In the records below, find the line that contains "Give me the matplotlib source for this chart." and the line that contains "import matplotlib.pyplot as plt"; write out exactly those two lines and everything between them, without the pictures.

STORED ROWS:
------------------------------------------------
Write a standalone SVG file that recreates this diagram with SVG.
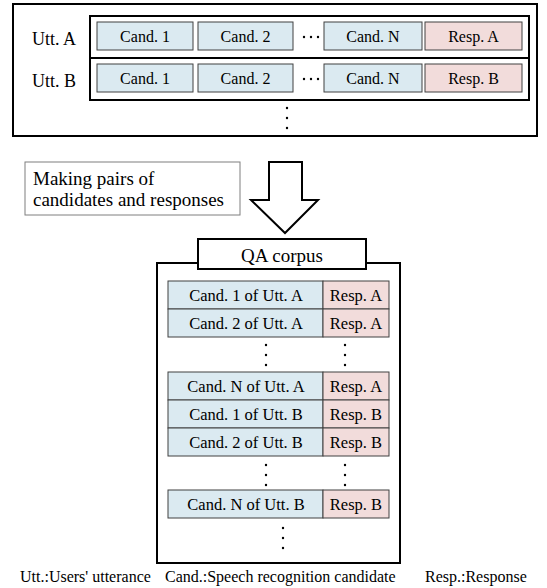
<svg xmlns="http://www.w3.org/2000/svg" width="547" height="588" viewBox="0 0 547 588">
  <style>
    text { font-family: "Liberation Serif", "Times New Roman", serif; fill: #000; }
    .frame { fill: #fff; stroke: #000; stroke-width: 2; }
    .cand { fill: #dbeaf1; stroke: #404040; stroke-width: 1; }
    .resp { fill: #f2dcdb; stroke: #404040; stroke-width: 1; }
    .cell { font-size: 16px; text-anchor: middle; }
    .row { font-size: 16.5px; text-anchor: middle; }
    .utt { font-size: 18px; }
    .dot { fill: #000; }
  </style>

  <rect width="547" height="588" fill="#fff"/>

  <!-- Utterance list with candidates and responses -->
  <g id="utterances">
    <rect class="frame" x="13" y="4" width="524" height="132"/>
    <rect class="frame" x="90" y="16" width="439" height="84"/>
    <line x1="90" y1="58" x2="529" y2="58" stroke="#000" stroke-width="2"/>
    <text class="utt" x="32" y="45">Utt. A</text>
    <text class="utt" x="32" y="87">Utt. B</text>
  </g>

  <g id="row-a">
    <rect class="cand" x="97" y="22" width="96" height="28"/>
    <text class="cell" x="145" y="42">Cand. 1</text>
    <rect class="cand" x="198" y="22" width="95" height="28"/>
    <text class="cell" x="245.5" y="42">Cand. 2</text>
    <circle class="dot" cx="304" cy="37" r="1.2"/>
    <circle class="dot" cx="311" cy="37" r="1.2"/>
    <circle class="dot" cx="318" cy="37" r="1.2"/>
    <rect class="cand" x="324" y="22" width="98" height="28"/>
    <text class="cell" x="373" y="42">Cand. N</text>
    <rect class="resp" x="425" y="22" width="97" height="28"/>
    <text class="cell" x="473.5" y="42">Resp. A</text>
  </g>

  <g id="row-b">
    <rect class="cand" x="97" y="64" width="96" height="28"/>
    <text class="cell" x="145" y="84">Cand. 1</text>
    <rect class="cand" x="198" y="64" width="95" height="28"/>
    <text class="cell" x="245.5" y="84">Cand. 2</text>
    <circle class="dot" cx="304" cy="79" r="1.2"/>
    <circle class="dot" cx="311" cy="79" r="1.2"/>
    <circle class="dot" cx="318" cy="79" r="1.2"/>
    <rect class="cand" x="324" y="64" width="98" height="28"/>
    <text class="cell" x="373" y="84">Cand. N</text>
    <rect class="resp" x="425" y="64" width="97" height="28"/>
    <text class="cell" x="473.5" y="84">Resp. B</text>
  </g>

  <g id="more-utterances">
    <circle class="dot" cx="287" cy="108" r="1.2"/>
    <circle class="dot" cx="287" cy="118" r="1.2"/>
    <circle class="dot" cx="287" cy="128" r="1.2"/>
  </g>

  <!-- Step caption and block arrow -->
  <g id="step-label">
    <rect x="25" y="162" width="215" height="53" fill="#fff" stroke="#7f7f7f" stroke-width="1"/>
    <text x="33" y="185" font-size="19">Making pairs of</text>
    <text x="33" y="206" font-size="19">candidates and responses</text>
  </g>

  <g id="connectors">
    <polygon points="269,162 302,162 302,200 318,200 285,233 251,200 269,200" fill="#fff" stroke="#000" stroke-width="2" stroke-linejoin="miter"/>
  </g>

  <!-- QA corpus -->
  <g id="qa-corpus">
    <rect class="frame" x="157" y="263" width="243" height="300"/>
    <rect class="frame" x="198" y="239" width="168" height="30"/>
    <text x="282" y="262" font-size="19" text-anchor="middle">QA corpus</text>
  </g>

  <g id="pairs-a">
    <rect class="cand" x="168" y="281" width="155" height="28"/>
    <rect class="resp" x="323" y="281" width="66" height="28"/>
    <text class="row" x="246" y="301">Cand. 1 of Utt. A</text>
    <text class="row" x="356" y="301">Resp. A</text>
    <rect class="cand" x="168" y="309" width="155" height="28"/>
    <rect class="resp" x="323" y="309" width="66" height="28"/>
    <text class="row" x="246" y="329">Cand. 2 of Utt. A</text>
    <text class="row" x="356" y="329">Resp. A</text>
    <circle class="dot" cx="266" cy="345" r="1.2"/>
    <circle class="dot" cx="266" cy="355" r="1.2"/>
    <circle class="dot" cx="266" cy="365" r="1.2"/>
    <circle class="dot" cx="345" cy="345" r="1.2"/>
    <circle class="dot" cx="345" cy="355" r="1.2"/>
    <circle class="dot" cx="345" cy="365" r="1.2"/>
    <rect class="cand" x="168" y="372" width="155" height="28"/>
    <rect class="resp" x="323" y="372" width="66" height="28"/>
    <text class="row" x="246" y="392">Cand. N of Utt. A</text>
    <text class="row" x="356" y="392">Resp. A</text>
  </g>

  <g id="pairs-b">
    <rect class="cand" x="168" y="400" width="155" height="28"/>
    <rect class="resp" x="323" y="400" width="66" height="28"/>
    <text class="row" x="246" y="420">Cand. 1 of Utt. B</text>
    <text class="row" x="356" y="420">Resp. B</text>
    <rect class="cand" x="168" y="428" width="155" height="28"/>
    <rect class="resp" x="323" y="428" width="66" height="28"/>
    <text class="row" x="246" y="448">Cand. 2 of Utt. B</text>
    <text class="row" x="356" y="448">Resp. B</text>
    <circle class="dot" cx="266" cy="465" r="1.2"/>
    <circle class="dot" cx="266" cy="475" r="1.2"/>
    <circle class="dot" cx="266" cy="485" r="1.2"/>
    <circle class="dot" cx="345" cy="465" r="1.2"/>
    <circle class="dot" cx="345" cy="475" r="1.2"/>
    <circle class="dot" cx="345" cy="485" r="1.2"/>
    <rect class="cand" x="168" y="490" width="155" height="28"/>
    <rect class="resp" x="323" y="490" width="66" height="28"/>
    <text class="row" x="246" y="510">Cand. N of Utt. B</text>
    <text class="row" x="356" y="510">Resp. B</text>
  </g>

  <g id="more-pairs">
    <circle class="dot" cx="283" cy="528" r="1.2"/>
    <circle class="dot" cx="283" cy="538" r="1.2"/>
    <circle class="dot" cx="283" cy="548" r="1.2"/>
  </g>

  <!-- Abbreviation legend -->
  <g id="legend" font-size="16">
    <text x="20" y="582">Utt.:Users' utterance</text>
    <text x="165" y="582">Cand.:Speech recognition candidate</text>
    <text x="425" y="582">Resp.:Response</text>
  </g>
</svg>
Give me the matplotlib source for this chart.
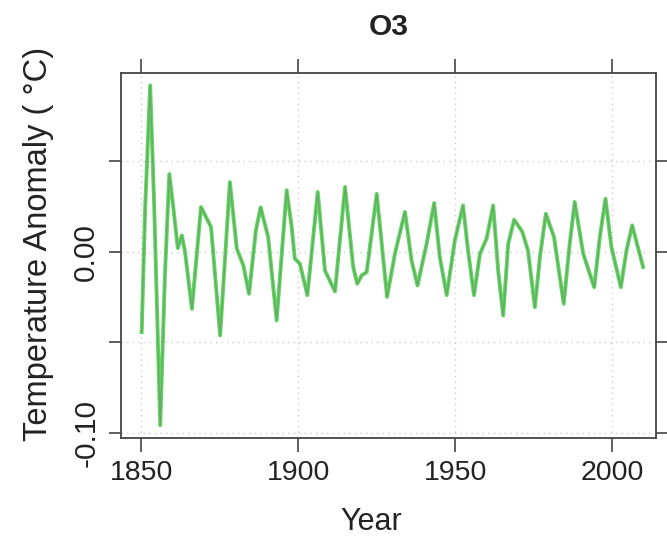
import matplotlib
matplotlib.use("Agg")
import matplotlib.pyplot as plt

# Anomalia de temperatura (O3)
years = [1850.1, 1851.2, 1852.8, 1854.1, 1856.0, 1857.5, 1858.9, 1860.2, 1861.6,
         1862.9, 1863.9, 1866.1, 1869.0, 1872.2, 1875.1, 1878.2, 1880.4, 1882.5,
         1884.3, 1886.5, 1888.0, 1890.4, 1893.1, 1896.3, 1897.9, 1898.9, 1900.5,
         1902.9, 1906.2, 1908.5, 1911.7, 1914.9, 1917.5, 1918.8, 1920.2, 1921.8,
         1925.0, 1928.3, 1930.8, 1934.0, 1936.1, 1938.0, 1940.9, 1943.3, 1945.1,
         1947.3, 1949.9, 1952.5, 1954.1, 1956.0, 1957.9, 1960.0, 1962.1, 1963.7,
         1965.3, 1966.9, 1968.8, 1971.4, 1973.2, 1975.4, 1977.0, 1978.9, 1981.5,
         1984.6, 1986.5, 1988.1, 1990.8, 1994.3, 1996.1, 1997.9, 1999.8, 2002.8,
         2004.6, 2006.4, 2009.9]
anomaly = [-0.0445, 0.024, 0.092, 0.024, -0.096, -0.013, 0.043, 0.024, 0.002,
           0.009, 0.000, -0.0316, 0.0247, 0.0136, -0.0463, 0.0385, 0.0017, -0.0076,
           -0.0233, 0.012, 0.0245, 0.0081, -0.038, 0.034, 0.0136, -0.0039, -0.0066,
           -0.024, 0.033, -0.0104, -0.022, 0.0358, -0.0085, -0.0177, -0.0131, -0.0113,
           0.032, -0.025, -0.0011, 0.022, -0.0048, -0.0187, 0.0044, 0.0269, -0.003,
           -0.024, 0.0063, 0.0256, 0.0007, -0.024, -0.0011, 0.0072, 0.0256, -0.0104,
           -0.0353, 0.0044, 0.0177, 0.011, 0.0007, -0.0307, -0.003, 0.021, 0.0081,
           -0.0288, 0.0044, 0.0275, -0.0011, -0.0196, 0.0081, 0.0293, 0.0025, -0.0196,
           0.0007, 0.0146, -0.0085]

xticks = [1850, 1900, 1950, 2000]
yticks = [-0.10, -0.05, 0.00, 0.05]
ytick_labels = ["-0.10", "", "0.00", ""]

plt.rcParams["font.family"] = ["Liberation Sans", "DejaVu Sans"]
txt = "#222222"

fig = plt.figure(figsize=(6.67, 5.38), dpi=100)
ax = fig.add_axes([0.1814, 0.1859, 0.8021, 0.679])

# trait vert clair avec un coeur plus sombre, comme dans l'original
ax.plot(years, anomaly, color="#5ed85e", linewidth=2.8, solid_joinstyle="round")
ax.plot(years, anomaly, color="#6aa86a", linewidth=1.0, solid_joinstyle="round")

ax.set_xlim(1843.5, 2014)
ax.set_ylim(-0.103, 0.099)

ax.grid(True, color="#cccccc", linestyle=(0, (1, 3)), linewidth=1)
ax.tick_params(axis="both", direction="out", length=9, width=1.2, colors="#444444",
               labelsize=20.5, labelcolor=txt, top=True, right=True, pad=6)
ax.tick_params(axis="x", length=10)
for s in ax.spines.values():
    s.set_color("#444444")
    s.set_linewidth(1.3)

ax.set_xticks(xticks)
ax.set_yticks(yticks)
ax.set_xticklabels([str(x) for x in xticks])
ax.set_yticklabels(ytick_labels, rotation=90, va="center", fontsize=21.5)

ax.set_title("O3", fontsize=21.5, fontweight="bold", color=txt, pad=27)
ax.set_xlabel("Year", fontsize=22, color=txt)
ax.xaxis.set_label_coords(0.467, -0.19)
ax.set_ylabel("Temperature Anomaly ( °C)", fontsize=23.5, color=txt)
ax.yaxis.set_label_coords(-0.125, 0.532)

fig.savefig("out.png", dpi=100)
------------------------------------------------
TASK RESULT:
Give me the matplotlib source for this chart.
import matplotlib
matplotlib.use("Agg")
import matplotlib.pyplot as plt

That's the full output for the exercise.